The late winter storm that roared through New Jersey over the weekend dumped some 6 inches of snow on us and I was out shoveling the sidewalk yesterday. It was windy but not cold and I found myself enjoying the activity,getting into a rhythm . As I shoveled , I noticed that one of my neighbors had shoveled a narrow path rather than the entire width of his sidewalk and I started thinking of my former neighbor Eddie….

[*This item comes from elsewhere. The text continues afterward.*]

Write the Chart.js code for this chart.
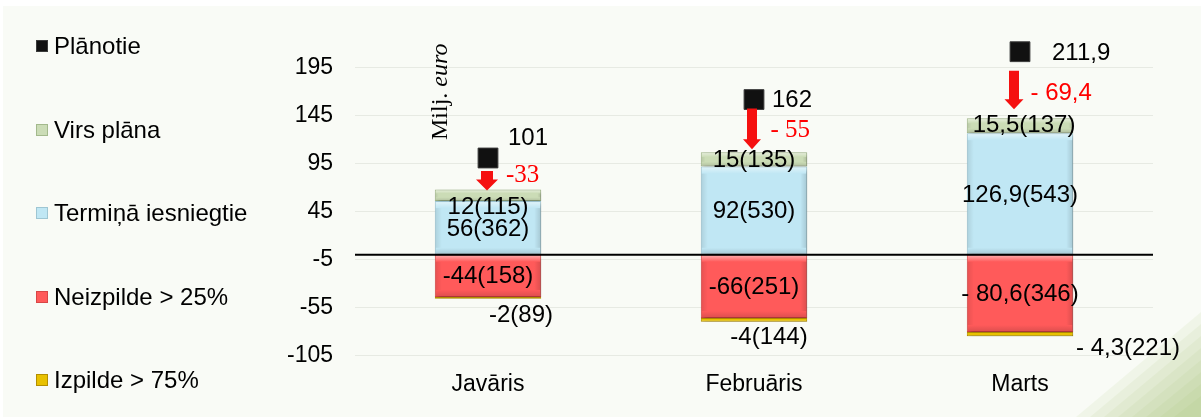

This was about twenty years ago and I was living at a different house then , about a mile away from our current one. I was shoveling the sidewalk , doing the minimum possible , and making heavy weather of it when an old car putt-putted to a stop near me. It was my neighbor Eddie, a retired trucker, who lived down the street. We exchanged Good Mornings as he got out of the car and walked over to me. ” You’re doing it all wrong ,” he said , as he took the shovel out of my hands and proceeded to show me how to do it right. How to push the snow to the side , rather than lift and toss. ” You might as well do a proper job. It ain’t that much more work and you’ll feel good afterwards.” he said as he showed me the most efficient way to do the entire width of the sidewalk. Then he stayed and chatted as I followed his instructions and completed the job.” There. Doesn’t that look good ?And don’t you feel good about it ? ” Eddie asked . Looking at the newly cleared sidewalk and my neighbor’s sloppy efforts, I had to agree. Eddie has long since gone to his reward  but ,ever since , I’ve done it the way he taught me.

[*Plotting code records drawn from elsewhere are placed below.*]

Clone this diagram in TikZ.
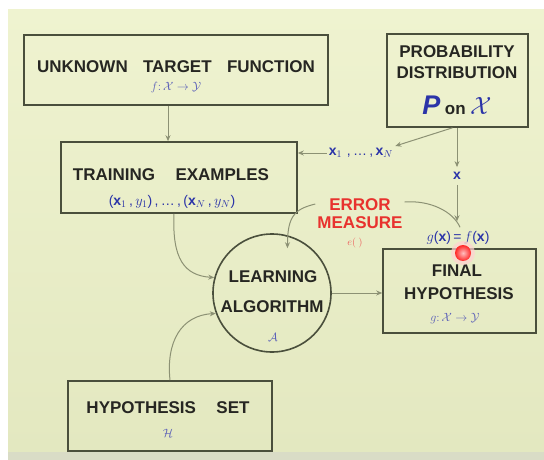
\documentclass[tikz,border=0pt]{standalone}
\usepackage{fontspec}
\setmainfont{Liberation Sans}
\usetikzlibrary{arrows.meta,calc}
\definecolor{bgtop}{HTML}{EFF3D0}
\definecolor{bgbot}{HTML}{E3E8C0}
\definecolor{band}{HTML}{D9DCC6}
\definecolor{boxline}{HTML}{4A4F3C}
\definecolor{ink}{HTML}{262622}
\definecolor{mblue}{HTML}{2B34A8}
\definecolor{lblue}{HTML}{5A5FB8}
\definecolor{ered}{HTML}{E8322E}
\definecolor{connc}{HTML}{8C9174}
\begin{document}
\begin{tikzpicture}[x=1pt,y=-1pt,
  box/.style={draw=boxline,line width=1.6pt,inner sep=0pt},
  lab/.style={font=\fontsize{17}{20}\selectfont\bfseries,text=ink,inner sep=0pt},
  sub/.style={text=lblue,inner sep=0pt,font=\fontsize{12}{14}\selectfont},
  bl/.style={text=mblue,inner sep=0pt,font=\fontsize{14}{16}\selectfont},
  conn/.style={draw=connc,line width=1pt,-{Stealth[length=6pt,width=5pt]}},
  connplain/.style={draw=connc,line width=1pt},
]
% background
\useasboundingbox (0,0) rectangle (544,460);
\fill[white] (0,0) rectangle (544,460);
\shade[top color=bgtop,bottom color=bgbot] (8,10) rectangle (544,452);
\fill[band] (8,452) rectangle (544,460);

% unknown target function
\node[box,minimum width=304pt,minimum height=70pt] (utf) at (176,70) {};
\node[lab] (utft) at (176,67) {UNKNOWN\hspace{0.9em}TARGET\hspace{0.9em}FUNCTION};
\node[sub] (utff) at (176,88) {$f\colon \mathcal{X}\to\mathcal{Y}$};

% probability distribution
\node[box,minimum width=141pt,minimum height=93pt] (prob) at (457.5,80.5) {};
\node[lab] (probt1) at (457,52) {PROBABILITY};
\node[lab] (probt2) at (457,73) {DISTRIBUTION};
\node[inner sep=0pt] (probt3) at (457,105) {{\fontsize{27}{28}\selectfont\bfseries\itshape\color{mblue}P}\hspace{0.45em}{\fontsize{17}{20}\selectfont\bfseries\color{ink}on}\hspace{0.45em}{\fontsize{28}{30}\selectfont\color{mblue}$\mathcal{X}$}};

% training examples
\node[box,minimum width=236pt,minimum height=71pt] (train) at (179,177.5) {};
\node[lab] (traint) at (171,175) {TRAINING\hspace{1.2em}EXAMPLES};
\node[bl] (trainf) at (172,202) {(\textbf{x}$_1$\,,\,$y_1$)\,,\,\dots\,,\,(\textbf{x}$_N$\,,\,$y_N$)};

% x1..xN label
\node[bl,inner sep=2pt] (xlab) at (361,153) {\textbf{x}$_1$\,\,,\,\dots\,,\,\textbf{x}$_N$};

% x label
\node[bl,inner sep=5pt] (xs) at (457,176) {\textbf{x}};

% learning algorithm
\node[draw=boxline,line width=1.6pt,circle,minimum size=118pt,inner sep=0pt] (learn) at (272,293) {};
\node[lab] (learnt1) at (273,277) {LEARNING};
\node[lab] (learnt2) at (272,307) {ALGORITHM};
\node[sub] (learnt3) at (273,337) {$\mathcal{A}$};

% final hypothesis
\node[box,minimum width=153pt,minimum height=84pt] (final) at (459.5,291) {};
\node[lab] (finalt1) at (457,271) {FINAL};
\node[lab] (finalt2) at (459,294) {HYPOTHESIS};
\node[sub] (finalt3) at (455,319) {$g\colon \mathcal{X}\to\mathcal{Y}$};

% hypothesis set
\node[box,minimum width=204pt,minimum height=70pt] (hyp) at (170,416) {};
\node[lab] (hypt1) at (168,408) {HYPOTHESIS\hspace{1.2em}SET};
\node[sub] (hypt2) at (168,433) {$\mathcal{H}$};

% error measure
\node[font=\fontsize{17}{18}\selectfont\bfseries,text=ered,align=center,inner sep=0pt] (err) at (360,214) {ERROR\\MEASURE};
\node[text=ered!80,inner sep=0pt,font=\fontsize{10}{12}\selectfont] (errf) at (355,243) {$e(\;)$};

% g(x)=f(x)
\node[bl,inner sep=2pt] (gx) at (458,238) {$g$(\textbf{x})\,=\,$f$(\textbf{x})};

% connectors
\draw[conn] ($(utf.south)+(-8,0)$) coordinate (ua) -- (ua |- train.north);
\draw[conn] (xlab.west) -- (xlab.west -| train.east);
\draw[conn] ($(prob.south)+(-5,0)$) -- (xlab.north east);
\draw[conn] (prob.south -| xs) -- (xs.north);
\draw[conn,shorten >=8pt] (xs.south) -- (xs |- gx.north);
\draw[conn] (learn.east) -- (learn.east -| final.west);
\draw[conn] ($(train.south)+(-5,0)$) .. controls ($(train.south)+(-7,45)$) and ($(learn.165)+(-30,-2)$) .. (learn.165);
\draw[conn] (hyp.north) .. controls ($(hyp.north)+(-4,-38)$) and ($(learn.200)+(-35,2)$) .. (learn.200);
\coordinate (ea) at ($(err.west)+(-2,-10)$);
\draw[conn] (ea) .. controls ($(ea)+(-20,5)$) and ($(learn.75)+(0,-20)$) .. ($(learn.75)+(0,13)$);
\coordinate (eb) at ($(err.east)+(2,-12)$);
\draw[connplain] (eb) .. controls ($(eb)+(25,-2)$) and ($(gx.north)+(-5,-18)$) .. ($(gx.north)+(2,-2)$);

% pointer highlight
\node[circle,minimum size=24pt,inner sep=0pt,fill=red!18,opacity=0.7] (glow) at (463,253) {};
\node[circle,minimum size=16pt,inner sep=0pt,shading=radial,inner color=red!25!white,outer color=red!85] (dot) at (463,253) {};
\end{tikzpicture}
\end{document}
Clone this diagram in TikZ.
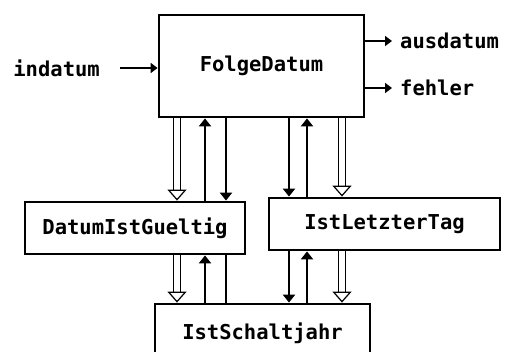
\documentclass[tikz,border=0pt]{standalone}
\usepackage{fontspec}
\setmonofont{DejaVu Sans Mono}
\usetikzlibrary{arrows.meta,positioning}
\tikzset{
  modul/.style={draw,line width=2.8pt,inner sep=0pt,
    font=\ttfamily\bfseries\fontsize{20.5}{20}\selectfont},
  sig/.style={inner sep=0pt,font=\ttfamily\bfseries\fontsize{20.5}{20}\selectfont},
  ctrl/.style={line width=2.8pt,-{Triangle[width=12pt,length=8pt]}},
  plain/.style={line width=2.8pt},
  daten/.style={double,double distance=5.5pt,line width=1.2pt,
    -{Triangle[open,width=19pt,length=11pt,line width=1.2pt]}},
  io/.style={line width=2.2pt,-{Triangle[width=10pt,length=7pt]}},
}

\begin{document}
\begin{tikzpicture}[x=1pt,y=-1pt]
\clip (0,0) rectangle (508,352);
% module
\node[modul,minimum width=205pt,minimum height=102pt] (folge) at (261.5,66) {FolgeDatum};
\node[modul,minimum width=220pt,minimum height=52pt] (gueltig) at (135,228) {DatumIstGueltig};
\node[modul,minimum width=231pt,minimum height=52pt] (letzter) at (384.5,224) {IstLetzterTag};
\node[modul,minimum width=215pt,minimum height=58pt] (schalt) at (262.5,333) {IstSchaltjahr};
% ein-/ausgaben
\node[sig,anchor=east] (indatum) at (100,68) {indatum};
\node[sig,anchor=west] (ausdatum) at (400,41) {ausdatum};
\node[sig,anchor=west] (fehler) at (400,88) {fehler};
\draw[io] ([xshift=20pt]indatum.east) -- (folge.west |- indatum.east);
\draw[io] (folge.east |- ausdatum.west) -- ([xshift=-8pt]ausdatum.west);
\draw[io] (folge.east |- fehler.west) -- ([xshift=-8pt]fehler.west);
% spalten
\coordinate (a1) at (177,0);
\coordinate (a2) at (205,0);
\coordinate (a3) at (226,0);
\coordinate (b1) at (289,0);
\coordinate (b2) at (307,0);
\coordinate (b3) at (342,0);
% FolgeDatum <-> DatumIstGueltig
\draw[daten] (folge.south -| a1) -- (gueltig.north -| a1);
\draw[ctrl] (gueltig.north -| a2) -- (folge.south -| a2);
\draw[ctrl] (folge.south -| a3) -- (gueltig.north -| a3);
% FolgeDatum <-> IstLetzterTag
\draw[ctrl] (folge.south -| b1) -- (letzter.north -| b1);
\draw[ctrl] (letzter.north -| b2) -- (folge.south -| b2);
\draw[daten] (folge.south -| b3) -- (letzter.north -| b3);
% DatumIstGueltig <-> IstSchaltjahr
\draw[daten] (gueltig.south -| a1) -- (schalt.north -| a1);
\draw[ctrl] (schalt.north -| a2) -- (gueltig.south -| a2);
\draw[plain] (gueltig.south -| a3) -- (schalt.north -| a3);
% IstLetzterTag <-> IstSchaltjahr
\draw[ctrl] (letzter.south -| b1) -- (schalt.north -| b1);
\draw[ctrl] (schalt.north -| b2) -- (letzter.south -| b2);
\draw[daten] (letzter.south -| b3) -- (schalt.north -| b3);
\end{tikzpicture}
\end{document}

Just then , the municipal snow plow went by , clearing the roadway and it started me thinking about the effort it takes to keep the road plowed. Even in a medium sized township such as Edison, there must be scores , if not hundreds, of miles to be plowed. When you figure that the plows have to make at least two passes for each stretch of road that they clear, the effort necessary is more than twice as much. ” How many plows do they have ?’ I wondered. What must it be like in other parts of the country like Minnesota and North Dakota where the snowfall is much heavier and dwellings more spread-out ? How do they keep the roads cleared ?

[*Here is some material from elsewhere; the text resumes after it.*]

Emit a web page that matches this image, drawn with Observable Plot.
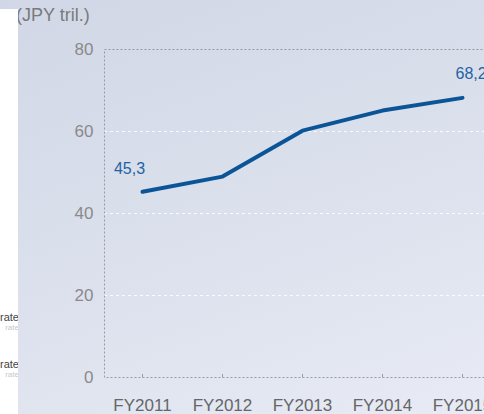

That led me to think about an e-mail friend, Helen , who lives in North Carolina. She is an older lady , close to 80, who lives alone. She had been worried about the storm because , in the aftermath, the roads become very slippery and treacherous. Not infrequently, the electricity goes off and doesn’t return for several hours… unpleasant and scary , if you are elderly and living alone. The power does occasionally go out here in this part of Jersey but it is restored almost immediately. Only once in all these years do I recall a power outage lasting more than a few minutes.When I think about the hurricanes in  Florida , the searing heat of  Texas, the earthquakes in California , the heavy snowfalls in Boston and the Northeast, New Jersey isn’t all that bad … yessir, give me Jersey any day.

Caught up in these ruminations, I suddenly realized that I had finished shoveling the sidewalk. I looked back at the broad path I’d cleared and , as Eddie had predicted, I felt good, really good. Thank you, Eddie.